Author: Stowe Family Law

Comments(6)

  1. Luke says:

    I don’t see the Judge doing anything except the obvious here.

    She had never claimed child abuse by a relative before – and then took the child away and unilaterally ended contact for the father and son.

    When the father applies to the court to see his son and gets access she suddenly comes up with child abuse by his relative, even though the boy denies it and according to everybody she produces no evidence for the allegation whatsoever !

    Remember this claim originally worked for her, the boy was for a time not allowed to see his father. If I was the relative I would be asking the Police to prosecute her for malicious false allegations because mud sticks…

  2. Paul says:

    According to that leading light in social policy development and family studies, Liz Trinder, the Children Act is an act of kindness.

    http://www.theguardian.com/commentisfree/2012/feb/06/no-bias-against-fathers-childrens-act

    And certainly it is kind to this mother and countless others who make false allegations, devastate a fathers’ lives and are neglectful of their children’s true emotional needs. Rarely does anything of consequence ever happen. They remain free to wield their malign influence.

    Would a father end up with a shared residence order, were he to act in this way and devastate a mother’s life?

  3. Tulsa Divorce Lawyer Matt Ingham says:

    Based on what Luke commented, the judge jhas to rule according to the evidence.
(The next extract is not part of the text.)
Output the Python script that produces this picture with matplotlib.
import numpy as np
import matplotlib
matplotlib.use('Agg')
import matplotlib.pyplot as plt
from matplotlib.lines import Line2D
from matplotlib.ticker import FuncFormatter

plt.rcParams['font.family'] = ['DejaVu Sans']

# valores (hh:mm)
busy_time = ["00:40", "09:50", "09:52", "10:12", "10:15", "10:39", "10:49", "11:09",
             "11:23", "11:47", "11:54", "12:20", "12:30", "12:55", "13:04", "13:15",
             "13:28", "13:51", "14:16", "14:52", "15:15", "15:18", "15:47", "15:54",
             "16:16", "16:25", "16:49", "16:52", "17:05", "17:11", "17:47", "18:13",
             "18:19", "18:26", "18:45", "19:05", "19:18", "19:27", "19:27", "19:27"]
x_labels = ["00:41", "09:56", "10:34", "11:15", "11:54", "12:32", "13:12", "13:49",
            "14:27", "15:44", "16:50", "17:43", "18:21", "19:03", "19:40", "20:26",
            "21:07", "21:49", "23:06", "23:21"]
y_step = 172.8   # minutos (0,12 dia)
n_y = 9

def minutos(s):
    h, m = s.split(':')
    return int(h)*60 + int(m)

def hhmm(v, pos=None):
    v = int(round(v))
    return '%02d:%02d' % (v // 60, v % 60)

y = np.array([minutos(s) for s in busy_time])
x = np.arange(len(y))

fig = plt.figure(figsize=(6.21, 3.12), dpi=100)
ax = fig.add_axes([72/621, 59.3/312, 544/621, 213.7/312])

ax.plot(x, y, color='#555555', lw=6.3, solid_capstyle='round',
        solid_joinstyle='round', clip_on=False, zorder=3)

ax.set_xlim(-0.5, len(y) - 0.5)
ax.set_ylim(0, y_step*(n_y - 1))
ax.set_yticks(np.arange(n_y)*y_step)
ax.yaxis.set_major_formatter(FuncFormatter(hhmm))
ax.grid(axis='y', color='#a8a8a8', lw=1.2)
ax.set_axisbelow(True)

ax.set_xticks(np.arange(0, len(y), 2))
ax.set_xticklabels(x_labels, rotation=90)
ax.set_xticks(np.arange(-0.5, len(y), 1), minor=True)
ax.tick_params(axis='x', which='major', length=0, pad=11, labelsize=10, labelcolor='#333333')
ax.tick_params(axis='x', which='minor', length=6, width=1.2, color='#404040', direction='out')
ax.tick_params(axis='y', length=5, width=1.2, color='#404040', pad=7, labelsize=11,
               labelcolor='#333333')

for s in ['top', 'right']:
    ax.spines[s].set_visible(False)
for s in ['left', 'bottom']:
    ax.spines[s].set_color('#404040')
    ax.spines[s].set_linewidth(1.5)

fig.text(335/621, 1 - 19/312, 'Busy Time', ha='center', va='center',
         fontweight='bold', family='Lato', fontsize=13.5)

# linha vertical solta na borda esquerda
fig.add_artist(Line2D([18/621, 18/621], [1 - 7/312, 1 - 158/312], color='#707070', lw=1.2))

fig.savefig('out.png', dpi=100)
Where there is no evidence of abuse, the judge cannot and should not rule to the contrary.

  4. Name Witheld says:

    This is mental and emotional child abuse, not to mention the stress suffered by the father.
    I went through a similar thing only with worse allegations against me over a three year period an 12 visits to court.
    All allegations and assertions by the mother against me were found to be false, what deterrent did she suffer after being found out time and time again to have mislead the court?
    NONE!
    So as far as I’m concerned the courts have brought this on themselves, if the children suffer, I’m sure no one in the family court system or our politicians will lose a moments sleep over a bit of child abuse when one is protecting mothers rights!!
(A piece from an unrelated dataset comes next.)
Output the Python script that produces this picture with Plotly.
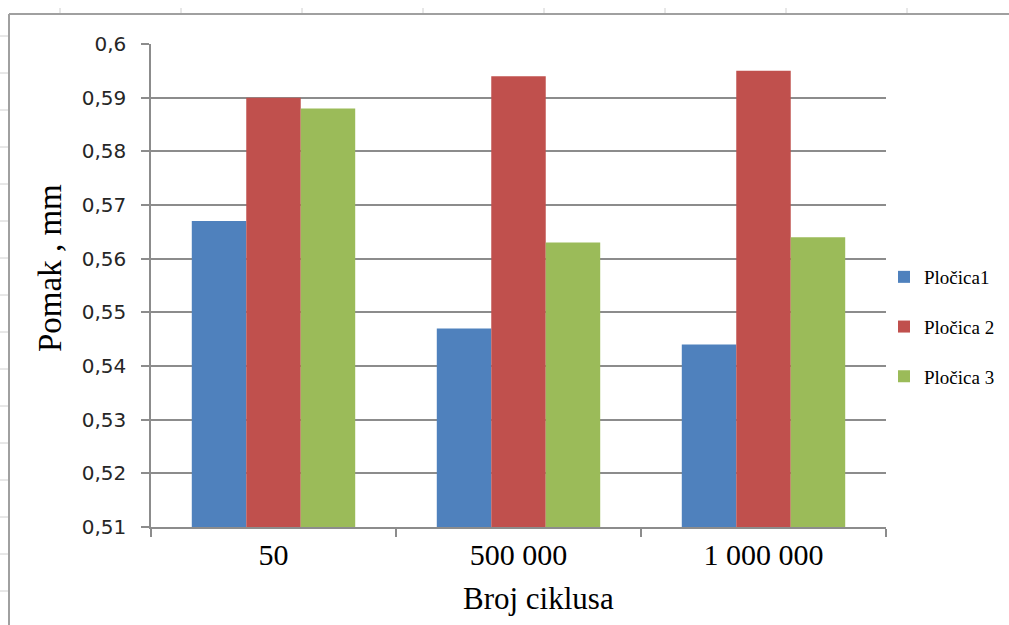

  5. Malcolm Lochhead says:

    So… the judge is basically saying she lied to the court, attempted to wreck the father’s life and the child’s relationship with one parent. And she suffered absolutely no penalty whatsoever.
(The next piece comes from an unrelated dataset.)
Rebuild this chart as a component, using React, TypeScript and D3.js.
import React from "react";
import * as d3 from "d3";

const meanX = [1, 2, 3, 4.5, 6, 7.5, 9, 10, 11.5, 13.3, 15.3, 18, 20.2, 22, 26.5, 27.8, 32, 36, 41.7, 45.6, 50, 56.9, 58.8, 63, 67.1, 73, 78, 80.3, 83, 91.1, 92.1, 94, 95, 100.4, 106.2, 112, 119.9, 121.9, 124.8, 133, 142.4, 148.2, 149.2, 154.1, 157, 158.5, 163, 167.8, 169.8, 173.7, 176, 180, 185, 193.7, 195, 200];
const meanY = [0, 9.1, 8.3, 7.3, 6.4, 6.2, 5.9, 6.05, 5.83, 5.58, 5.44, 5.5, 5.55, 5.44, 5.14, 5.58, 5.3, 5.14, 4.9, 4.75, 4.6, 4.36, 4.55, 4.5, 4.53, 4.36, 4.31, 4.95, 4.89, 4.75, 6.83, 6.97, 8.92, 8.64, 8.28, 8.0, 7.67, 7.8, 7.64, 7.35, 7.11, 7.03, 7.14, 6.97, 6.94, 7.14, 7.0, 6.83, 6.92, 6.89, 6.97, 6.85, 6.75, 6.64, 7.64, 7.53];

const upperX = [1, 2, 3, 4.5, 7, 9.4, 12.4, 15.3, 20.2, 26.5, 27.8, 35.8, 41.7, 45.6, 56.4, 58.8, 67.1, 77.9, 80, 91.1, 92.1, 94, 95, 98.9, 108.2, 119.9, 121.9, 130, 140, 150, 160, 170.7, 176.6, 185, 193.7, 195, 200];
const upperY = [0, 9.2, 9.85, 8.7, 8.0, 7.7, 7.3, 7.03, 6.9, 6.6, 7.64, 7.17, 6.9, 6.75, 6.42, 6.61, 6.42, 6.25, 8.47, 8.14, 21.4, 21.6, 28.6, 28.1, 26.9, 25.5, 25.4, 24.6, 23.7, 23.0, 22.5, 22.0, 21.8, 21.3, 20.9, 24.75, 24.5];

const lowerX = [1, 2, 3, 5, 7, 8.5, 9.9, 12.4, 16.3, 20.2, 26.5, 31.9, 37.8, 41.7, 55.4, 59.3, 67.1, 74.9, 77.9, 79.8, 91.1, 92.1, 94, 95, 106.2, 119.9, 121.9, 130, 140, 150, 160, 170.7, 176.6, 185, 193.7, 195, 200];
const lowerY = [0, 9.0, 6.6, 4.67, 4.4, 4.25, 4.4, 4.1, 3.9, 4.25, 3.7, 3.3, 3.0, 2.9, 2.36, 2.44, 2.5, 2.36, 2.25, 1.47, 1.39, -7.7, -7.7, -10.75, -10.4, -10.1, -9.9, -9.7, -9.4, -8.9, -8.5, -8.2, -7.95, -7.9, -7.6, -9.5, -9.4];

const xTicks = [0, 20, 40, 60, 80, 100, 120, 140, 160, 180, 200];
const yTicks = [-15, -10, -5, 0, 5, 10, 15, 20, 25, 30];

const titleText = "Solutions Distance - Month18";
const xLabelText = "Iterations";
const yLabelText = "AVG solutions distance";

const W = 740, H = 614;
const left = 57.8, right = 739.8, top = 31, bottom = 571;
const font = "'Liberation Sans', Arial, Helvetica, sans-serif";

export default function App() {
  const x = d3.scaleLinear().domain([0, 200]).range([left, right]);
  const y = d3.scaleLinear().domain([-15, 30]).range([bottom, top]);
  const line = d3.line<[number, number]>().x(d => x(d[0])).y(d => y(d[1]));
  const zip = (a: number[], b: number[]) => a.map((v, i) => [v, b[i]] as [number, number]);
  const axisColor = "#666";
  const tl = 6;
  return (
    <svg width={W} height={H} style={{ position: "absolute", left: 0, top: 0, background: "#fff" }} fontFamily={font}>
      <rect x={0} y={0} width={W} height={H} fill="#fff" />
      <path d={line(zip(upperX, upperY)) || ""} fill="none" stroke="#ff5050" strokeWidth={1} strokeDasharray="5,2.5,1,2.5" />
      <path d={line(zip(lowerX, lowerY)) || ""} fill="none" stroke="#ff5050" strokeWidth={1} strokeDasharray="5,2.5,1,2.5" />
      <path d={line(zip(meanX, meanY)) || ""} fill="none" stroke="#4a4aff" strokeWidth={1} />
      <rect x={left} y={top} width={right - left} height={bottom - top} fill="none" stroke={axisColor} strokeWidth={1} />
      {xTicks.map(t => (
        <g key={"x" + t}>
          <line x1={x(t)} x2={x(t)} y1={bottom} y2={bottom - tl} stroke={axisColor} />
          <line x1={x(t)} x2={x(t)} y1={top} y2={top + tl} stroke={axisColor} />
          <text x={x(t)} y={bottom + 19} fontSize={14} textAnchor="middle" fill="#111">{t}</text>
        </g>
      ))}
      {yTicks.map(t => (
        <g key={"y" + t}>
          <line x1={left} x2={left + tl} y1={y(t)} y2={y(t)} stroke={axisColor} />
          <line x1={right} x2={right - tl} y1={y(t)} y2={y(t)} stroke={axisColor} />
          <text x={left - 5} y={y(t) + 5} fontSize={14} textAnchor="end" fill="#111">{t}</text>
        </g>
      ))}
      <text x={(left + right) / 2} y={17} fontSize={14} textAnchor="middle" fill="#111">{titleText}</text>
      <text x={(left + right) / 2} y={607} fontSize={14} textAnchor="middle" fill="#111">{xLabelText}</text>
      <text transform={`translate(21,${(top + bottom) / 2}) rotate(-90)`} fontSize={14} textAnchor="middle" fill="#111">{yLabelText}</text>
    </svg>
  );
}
    Does that mean it’s legal to make these serious false allegations in a family court? Or is it not legal but the courts just turn a blind eye to the law?

  6. Name Witheld says:

    Such false allegations are encouraged by some solicitors and implicitly condoned by the court. I had contact proceedings and when M changed solicitor after two years suddenly there appeared a string of false allegations on domestic violence. When pressed on fact finding, they suddenly became ‘not something M wants to pursue or rely upon in court’, but they were still used in statements throughout to colour the judges view.

    A friend was accused of abuse of his child by his ex when they split, with the result that his contact was reduced to 3 hours a week in a supervised contact centre. After 5 years of this the mother actually stated the allegations were false. He was then able to see his child under normal circumstances, but she received no penalty for robbing him and his child of that time, not to mention all the associated stigma and pain for them both.

    In general, F gets what M is willing to offer in terms of relationship with the child. Which they are told by solicitors is contact 2 days out of every 14, less if allegations are made, whether they’re true or not. If M is well represented that is what the court endorses. And even that may not work in practice as the courts rarely enforce their own orders, they hardly ever penalise M. Parental alienation and implacable hostility is rife because it is encouraged by solicitors and ignored by the court.